Tuttavia, i documenti presentati dall’intelligence sudafricana che portarono alla macchinazione di questa teoria non sono originali e quindi non è stato possibile provarne l’autenticità attraverso i test di carta e inchiostro. Inoltre in essi si fa anche riferimento ad un misterioso “Corpo per le Operazioni Speciali”, che è stato invece dimesso negli anni ‘40.

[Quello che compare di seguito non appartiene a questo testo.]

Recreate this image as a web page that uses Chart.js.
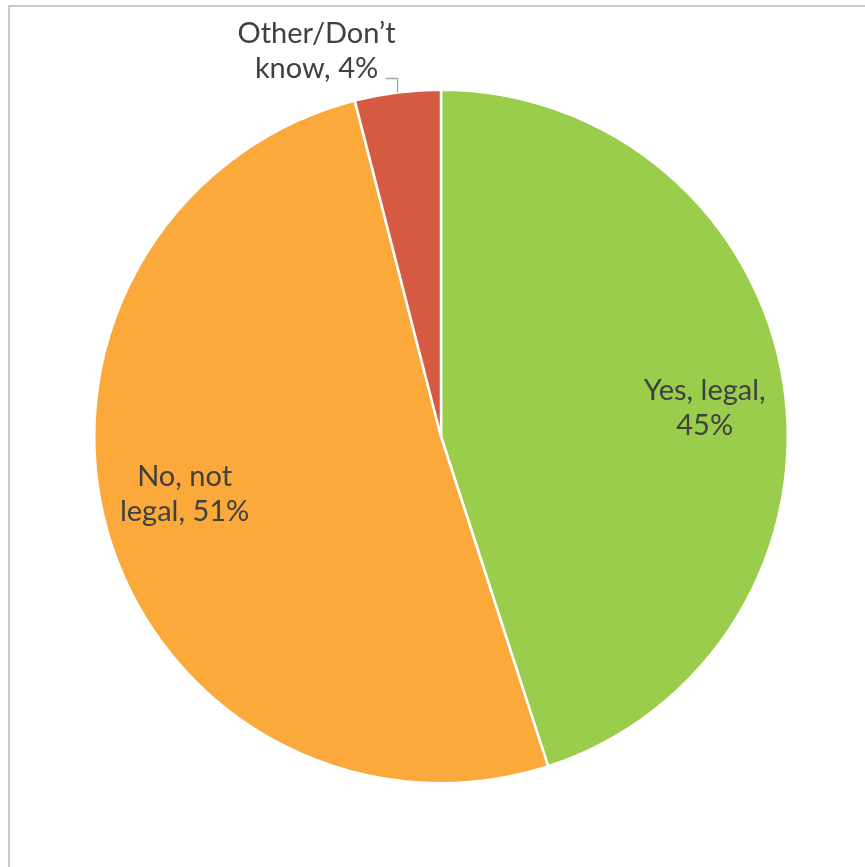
<!DOCTYPE html>
<html>
<head>
<meta charset="utf-8">
<script src="https://cdn.jsdelivr.net/npm/chart.js@4/dist/chart.umd.min.js"></script>
<style>
  html, body { margin: 0; padding: 0; background: #fff; }
  #wrap { position: relative; width: 865px; height: 867px; }
  #frame {
    position: absolute; left: 8px; top: 5px; right: -10px; bottom: -10px;
    border-left: 2px solid #c9c9c9; border-top: 2px solid #c9c9c9;
  }
  canvas { position: absolute; left: 0; top: 0; }
</style>
</head>
<body>
<div id="wrap">
  <div id="frame"></div>
  <canvas id="pie" width="865" height="867"></canvas>
</div>
<script>
// answers to the poll, clockwise from 12 o'clock
const categories = ["Yes, legal", "No, not legal", "Other/Don’t know"];
const shares = [45, 51, 4];
const sliceColors = ["#9bcd4c", "#fba93b", "#d55a41"];
// how each label wraps, as in the original
const labelLines = [
  ["Yes, legal,", "45%"],
  ["No, not", "legal, 51%"],
  ["Other/Don’t", "know, 4%"],
];

const LABEL_FONT = "29px Lato, 'Open Sans', sans-serif";
const LABEL_COLOR = "#404040";
const LINE_GAP = 35;

// draws the data labels; the small one sits outside with a leader line
const sliceLabels = {
  id: "sliceLabels",
  afterDatasetsDraw(chart) {
    const ctx = chart.ctx;
    const arcs = chart.getDatasetMeta(0).data;
    ctx.save();
    ctx.font = LABEL_FONT;
    ctx.fillStyle = LABEL_COLOR;
    ctx.textAlign = "center";
    ctx.textBaseline = "alphabetic";
    arcs.forEach((arc, i) => {
      const { x, y, startAngle, endAngle, outerRadius } = arc.getProps(
        ["x", "y", "startAngle", "endAngle", "outerRadius"], true);
      const mid = (startAngle + endAngle) / 2;
      const lines = labelLines[i];
      if (shares[i] < 10) {
        // outside label + leader
        const ex = x + Math.cos(mid) * outerRadius;
        const ey = y + Math.sin(mid) * outerRadius;
        ctx.strokeStyle = "#a6a6a6";
        ctx.lineWidth = 1.3;
        ctx.beginPath();
        ctx.moveTo(ex, ey);
        ctx.lineTo(ex, ey - 14);
        ctx.lineTo(ex - 12, ey - 14);
        ctx.stroke();
        const cx = ex - 81;
        const base = ey - 14;
        ctx.fillText(lines[1], cx, base);
        ctx.fillText(lines[0], cx, base - LINE_GAP);
      } else {
        const r = outerRadius * 0.77;
        const cx = x + Math.cos(mid) * r;
        const cy = y + Math.sin(mid) * r + (i === 0 ? 11 : -19);
        const firstBase = cy - 6;
        ctx.fillText(lines[0], cx, firstBase);
        ctx.fillText(lines[1], cx, firstBase + LINE_GAP);
      }
    });
    ctx.restore();
  },
};

new Chart(document.getElementById("pie"), {
  type: "pie",
  data: {
    labels: categories,
    datasets: [{
      data: shares,
      backgroundColor: sliceColors,
      borderColor: "#ffffff",
      borderWidth: 2.5,
      hoverOffset: 0,
    }],
  },
  options: {
    responsive: false,
    animation: false,
    rotation: 0,
    layout: { padding: { left: 93, right: 76, top: 88, bottom: 82 } },
    plugins: {
      legend: { display: false },
      tooltip: { enabled: false },
    },
  },
  plugins: [sliceLabels],
});
</script>
</body>
</html>
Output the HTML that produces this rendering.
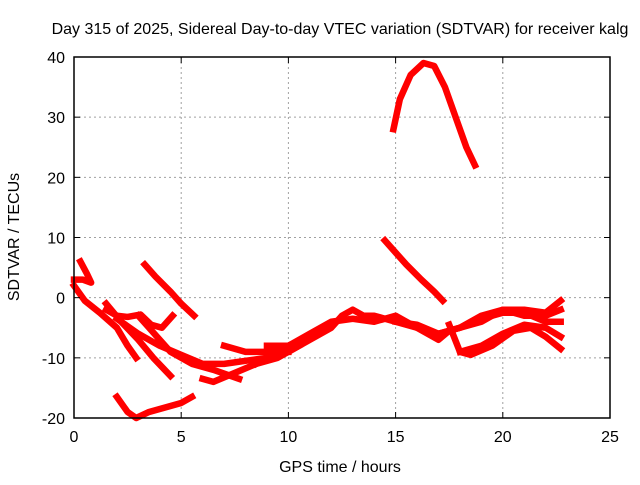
<!DOCTYPE html>
<html><head><meta charset="utf-8"><style>
body{margin:0;background:#fff}
svg text{font-family:"Liberation Sans",sans-serif;font-size:16px;fill:#000}
</style></head><body>
<svg id="chart" width="640" height="480">
<text x="340" y="34" text-anchor="middle">Day 315 of 2025, Sidereal Day-to-day VTEC variation (SDTVAR) for receiver kalg</text>
<text x="340" y="472" text-anchor="middle">GPS time / hours</text>
<text transform="translate(19,237) rotate(-90)" text-anchor="middle">SDTVAR / TECUs</text>
<g id="grid"></g><g id="series"></g><g id="axes"></g>
</svg>
<script>
const xTicks=[0,5,10,15,20,25];
const yTicks=[-20,-10,0,10,20,30,40];
const s1=[[14.9,28],[15.2,33],[15.7,37],[16.3,39],[16.8,38.5],[17.3,35],[17.8,30],[18.3,25],[18.7,22]];
const s2=[[14.5,9.5],[15,7.5],[15.5,5.5],[16.2,3],[16.8,1],[17.2,-0.5]];
const s3=[[3.3,5.5],[3.8,3.5],[4.5,1],[5,-1],[5.6,-3]];
const s4=[[0.3,6],[0.6,4],[0.8,2.5],[0.4,3],[0,3]];
const s5=[[0,2],[0.5,-0.5],[1.2,-2.5],[2,-5],[2.5,-8],[2.9,-10]];
const s6=[[1.5,-2],[2,-3],[2.5,-3.2],[3.1,-2.8],[3.6,-4.5],[4.1,-5],[4.6,-3]];
const s7=[[1.5,-1],[2.2,-4],[3,-7],[3.7,-10],[4.5,-13]];
const s8=[[3,-3],[3.5,-5],[4,-7],[4.5,-9],[5.5,-11],[6.5,-12],[7.7,-13.5]];
const s9=[[2,-3.5],[3,-6],[4,-8],[5,-9.5],[6,-11],[7,-11],[8,-10.5],[9,-10],[10,-8]];
const s10=[[6,-13.5],[6.5,-14],[7.5,-12.5],[8.5,-11],[9.5,-10],[10.5,-8]];
const s11=[[2,-16.5],[2.5,-19],[2.9,-20],[3.5,-19],[4.5,-18],[5,-17.5],[5.5,-16.5]];
const s12=[[8.5,-11],[9,-10],[10,-9],[11,-7],[12,-5],[12.5,-3],[13,-2],[13.5,-3],[14,-3],[15,-4],[16,-5],[16.5,-6],[17,-7],[17.5,-5.5],[18,-5],[19,-4],[20,-2],[21,-2],[22,-2.5],[22.7,-0.5]];
const s13=[[9,-8],[10,-8],[11,-6],[12,-4],[13,-3.5],[14,-4],[15,-3],[16,-5],[17,-6],[18,-5],[19,-3],[20,-2],[21,-3],[22,-3],[22.7,-2]];
const s14=[[15,-4],[16,-4.5],[17,-6],[18,-5],[19,-3.5],[20,-2.5],[21,-2.5],[22,-4],[22.7,-4]];
const s15=[[17.5,-4.5],[18,-9],[18.5,-9.5],[19.5,-8],[20.5,-5.5],[21.3,-5],[22,-6.5],[22.7,-8.5]];
const s16=[[18,-9],[19,-8],[20,-6],[21,-4.5],[22,-5],[22.7,-6.5]];
const s17=[[7,-8],[8,-9],[9,-9],[10,-9]];
const allSeries=[s1,s2,s3,s4,s5,s6,s7,s8,s9,s10,s11,s12,s13,s14,s15,s16,s17];
const L=74,R=610,T=57,B=418;
const xs=v=>L+(v-0)/25*(R-L);
const ys=v=>B-(v+20)/60*(B-T);
const NS="http://www.w3.org/2000/svg";
function mk(tag,attrs,parent){const e=document.createElementNS(NS,tag);for(const k in attrs)e.setAttribute(k,attrs[k]);parent.appendChild(e);return e;}
const grid=document.getElementById('grid'),axes=document.getElementById('axes'),ser=document.getElementById('series');
xTicks.forEach(t=>{
 if(t>0&&t<25){const g=mk('line',{x1:xs(t),x2:xs(t),y1:T,y2:B,stroke:'#a0a0a0','stroke-dasharray':'2,3'},grid);
 
 }
 mk('line',{x1:xs(t),x2:xs(t),y1:B,y2:B-6,stroke:'#000'},axes);
 mk('line',{x1:xs(t),x2:xs(t),y1:T,y2:T+6,stroke:'#000'},axes);
 const tx=mk('text',{x:xs(t),y:B+24,'text-anchor':'middle'},axes);tx.textContent=t;
 
 
});
yTicks.forEach(t=>{
 if(t>-20&&t<40){const g=mk('line',{x1:L,x2:R,y1:ys(t),y2:ys(t),stroke:'#a0a0a0','stroke-dasharray':'2,3'},grid);
 
 }
 mk('line',{x1:L,x2:L+6,y1:ys(t),y2:ys(t),stroke:'#000'},axes);
 mk('line',{x1:R,x2:R-6,y1:ys(t),y2:ys(t),stroke:'#000'},axes);
 const tx=mk('text',{x:L-9,y:ys(t)+6,'text-anchor':'end'},axes);tx.textContent=t;
 
 
});
const fr=mk('rect',{x:L,y:T,width:R-L,height:B-T,fill:'none',stroke:'#000','stroke-width':1.5},axes);


allSeries.forEach((s,i)=>{
 const p=mk('polyline',{points:s.map(d=>xs(d[0])+','+ys(d[1])).join(' '),fill:'none',stroke:'#ff0000','stroke-width':6.5,'stroke-linejoin':'round','stroke-linecap':'square'},ser);
 
 
});
</script>
</body></html>
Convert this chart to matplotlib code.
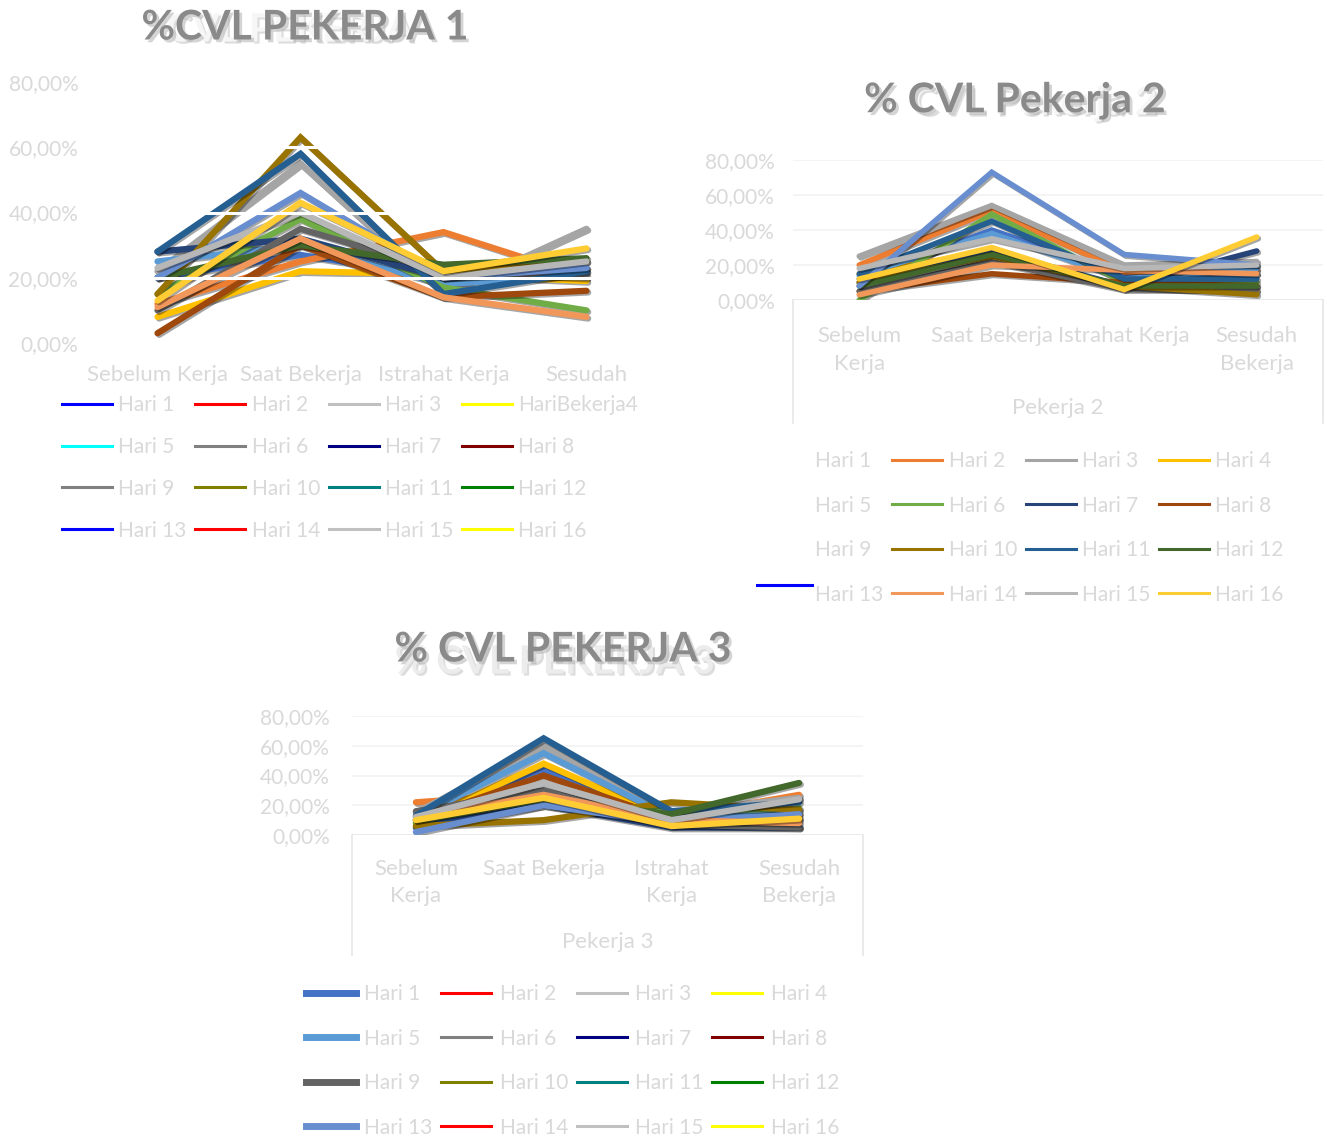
import matplotlib
matplotlib.use("Agg")
import matplotlib.pyplot as plt
import matplotlib.patheffects as pe
from matplotlib.lines import Line2D
from matplotlib.ticker import FuncFormatter

W, H = 1327, 1138

# data (% CVL), one row per day (Hari 1 .. Hari 16), columns = the 4 moments
p1_cats = ["Sebelum Kerja", "Saat Bekerja", "Istrahat Kerja", "Sesudah"]
p2_cats = ["Sebelum\nKerja", "Saat Bekerja", "Istrahat Kerja", "Sesudah\nBekerja"]
p3_cats = ["Sebelum\nKerja", "Saat Bekerja", "Istrahat\nKerja", "Sesudah\nBekerja"]

p1_values = [
    [20, 27, 20, 23], [12, 25, 34, 20], [22, 55, 15, 35], [8, 22, 21, 19],
    [25, 30, 18, 21], [15, 38, 17, 10], [28, 32, 20, 22], [3, 30, 14, 16],
    [10, 35, 22, 20], [15, 63, 22, 25], [28, 58, 15, 22], [20, 30, 24, 26],
    [20, 46, 20, 23], [11, 32, 14, 8], [23, 40, 20, 25], [13, 43, 22, 29],
]
p2_values = [
    [12, 40, 14, 15], [20, 51, 16, 17], [25, 54, 20, 22], [15, 28, 7, 5],
    [14, 38, 12, 18], [0, 49, 10, 10], [10, 28, 8, 28], [5, 15, 10, 8],
    [5, 22, 6, 6], [10, 25, 8, 3], [15, 45, 12, 12], [8, 26, 8, 8],
    [8, 73, 26, 20], [3, 20, 17, 15], [18, 35, 18, 20], [12, 30, 6, 36],
]
p3_values = [
    [10, 44, 8, 6], [22, 28, 12, 27], [15, 60, 15, 25], [8, 48, 10, 12],
    [12, 55, 12, 15], [8, 25, 16, 18], [5, 20, 5, 5], [10, 40, 10, 10],
    [16, 30, 7, 5], [6, 10, 22, 17], [13, 65, 16, 22], [10, 24, 14, 35],
    [2, 20, 8, 14], [12, 27, 10, 8], [12, 35, 10, 24], [10, 25, 6, 11],
]

p1_labels = ["Hari %d" % i for i in range(1, 17)]
p1_labels[3] = "HariBekerja4"
day_labels = ["Hari %d" % i for i in range(1, 17)]

office = ["#4472C4", "#ED7D31", "#A5A5A5", "#FFC000", "#5B9BD5", "#70AD47",
          "#264478", "#9E480E", "#636363", "#997300", "#255E91", "#43682B",
          "#698ED0", "#F1975A", "#B7B7B7", "#FFCD33"]
legend1_colors = ["#0000FF", "#FF0000", "#C0C0C0", "#FFFF00", "#00FFFF", "#808080",
                  "#000080", "#800000", "#808080", "#808000", "#008080", "#008000",
                  "#0000FF", "#FF0000", "#C0C0C0", "#FFFF00"]
legend2_colors = ["none", "#ED7D31", "#A5A5A5", "#FFC000", "none", "#70AD47",
                  "#264478", "#9E480E", "none", "#997300", "#255E91", "#43682B",
                  "none", "#F1975A", "#B7B7B7", "#FFCD33"]
legend3_colors = ["#4472C4", "#FF0000", "#C0C0C0", "#FFFF00", "#5B9BD5", "#808080",
                  "#000080", "#800000", "#636363", "#808000", "#008080", "#008000",
                  "#698ED0", "#FF0000", "#C0C0C0", "#FFFF00"]
legend3_widths = [5, 2.2, 2.2, 2.2] * 4

TXT = "#d9d9d9"
plt.rcParams["font.family"] = ["Lato", "DejaVu Sans"]

fig = plt.figure(figsize=(W / 100, H / 100), dpi=100)


def px_axes(x0, y0, x1, y1):
    return fig.add_axes([x0 / W, 1 - y1 / H, (x1 - x0) / W, (y1 - y0) / H])


def pct(v, _):
    return ("%.2f%%" % (v * 100)).replace(".", ",")


def draw_chart(ax, values, cats, lw, grid, xpad, ypad):
    xs = range(len(cats))
    for i, row in enumerate(values):
        ax.plot(xs, [v / 100 for v in row], color=office[i], lw=lw,
                solid_joinstyle="miter", solid_capstyle="round", zorder=3 + i * 0.01,
                path_effects=[pe.SimpleLineShadow(offset=(1.2, -1.2), alpha=0.35), pe.Normal()])
    ax.set_xlim(-0.5, len(cats) - 0.5)
    ax.set_ylim(0, 0.8)
    ax.set_yticks([0, 0.2, 0.4, 0.6, 0.8])
    ax.yaxis.set_major_formatter(FuncFormatter(pct))
    ax.set_xticks(list(xs))
    ax.set_xticklabels(cats)
    ax.tick_params(axis="x", length=0, colors=TXT, labelsize=16, pad=xpad)
    ax.tick_params(axis="y", length=0, colors=TXT, labelsize=15, pad=ypad)
    for t in ax.get_xticklabels():
        t.set_linespacing(1.45)
    for s in ax.spines.values():
        s.set_visible(False)
    if grid:
        for g in [0.2, 0.4, 0.6, 0.8]:
            ax.axhline(g, color="#f2f2f2", lw=1.2, zorder=1)
        ax.axhline(0, color="#e6e6e6", lw=1.2, zorder=1)


def title(x, y, text, ghost, gx, gy, ghost_color):
    fig.text(gx / W, 1 - gy / H, ghost, ha="center", va="center", fontsize=28,
             fontweight="bold", color=ghost_color, zorder=1,
             path_effects=[pe.withSimplePatchShadow(offset=(1.5, -1.5), shadow_rgbFace="#bbbbbb", alpha=0.5)])
    fig.text(x / W, 1 - y / H, text, ha="center", va="center", fontsize=29.5,
             fontweight="bold", color="#8a8a8a", zorder=2,
             path_effects=[pe.withSimplePatchShadow(offset=(2, -2), shadow_rgbFace="#aaaaaa", alpha=0.5)])


def legend(handles_colors, widths, labels, x, y, rowsp, textpad=0.3):
    handles = [Line2D([], [], color=c, lw=w) for c, w in zip(handles_colors, widths)]
    order = [r * 4 + c for c in range(4) for r in range(4)]
    leg = fig.legend([handles[k] for k in order], [labels[k] for k in order],
                     ncol=4, loc="upper left", bbox_to_anchor=(x / W, 1 - y / H),
                     frameon=False, fontsize=15, handlelength=2.4, handletextpad=textpad,
                     columnspacing=0.42, labelspacing=rowsp, borderpad=0, borderaxespad=0)
    for t in leg.get_texts():
        t.set_color(TXT)
    return leg


# chart 1
ax1 = px_axes(86, 82, 658, 343)
draw_chart(ax1, p1_values, p1_cats, 4.5, False, 16, 5.5)
for g in [0.2, 0.4, 0.6, 0.8]:
    ax1.axhline(g, color="white", lw=2.2, zorder=10)
title(305, 28, "%CVL PEKERJA 1", "CVL PEKERJA", 290, 30, "#f6f6f6")
legend(legend1_colors, [2.2] * 16, p1_labels, 62, 395, 1.05)

# chart 2
ax2 = px_axes(793, 160, 1323, 300)
draw_chart(ax2, p2_values, p2_cats, 4.0, True, 19, 13)
box_h = (423 - 300) / 140
for xb in [0, 1]:
    ax2.plot([xb, xb], [0, -box_h], transform=ax2.transAxes, color="#e6e6e6",
             lw=1.2, clip_on=False)
ax2.text(0.5, -(408 - 300) / 140, "Pekerja 2", transform=ax2.transAxes,
         ha="center", va="center", fontsize=16, color=TXT)
title(1015, 101, "% CVL Pekerja 2", "CVL Pekerja 2", 1035, 103, "#f6f6f6")
legend(legend2_colors, [2.2] * 16, day_labels, 759, 451, 1.18)
fig.add_artist(Line2D([757 / W, 812 / W], [1 - 585 / H, 1 - 585 / H], color="#0000FF", lw=2.2))

# chart 3
ax3 = px_axes(352, 716, 863, 835)
draw_chart(ax3, p3_values, p3_cats, 4.5, True, 17, 16)
box_h = (955 - 835) / 119
for xb in [0, 1]:
    ax3.plot([xb, xb], [0, -box_h], transform=ax3.transAxes, color="#e6e6e6",
             lw=1.2, clip_on=False)
ax3.text(0.5, -(942 - 835) / 119, "Pekerja 3", transform=ax3.transAxes,
         ha="center", va="center", fontsize=16, color=TXT)
title(563, 650, "% CVL PEKERJA 3", "% CVL PEKERJA 3", 555, 662, "#ececec")
legend(legend3_colors, legend3_widths, day_labels, 306, 984, 1.18, 0.4)

fig.savefig("out.png", dpi=100)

Uno dei principali ostacoli all’avanzamento delle indagini riguardo alla morte di Dag Hammarskjöld consiste nella scarsità di informazioni. Le torri di controllo dell’aeroporto di Ndola non hanno registrato alcun traffico la notte del 18 settembre (nonostante avessero tutte le attrezzature necessarie per farlo) e gli Stati Uniti hanno dichiarato di non aver avuti contatti radio con Hammarskjöld, anche se molti affermano il contrario. Già in passato Ban Ki-moon aveva dichiarato che i documenti in possesso dei singoli Stati rappresentano le fonti migliori e più preziose per le ricerche. Oggi, il Segretario Generale ha rafforzato il suo invito perchè tutti i paesi condividano il materiale a loro disposizione in modo da riuscire finalmente a fare luce su una morte che richiede una spiegazione ormai da troppo tempo.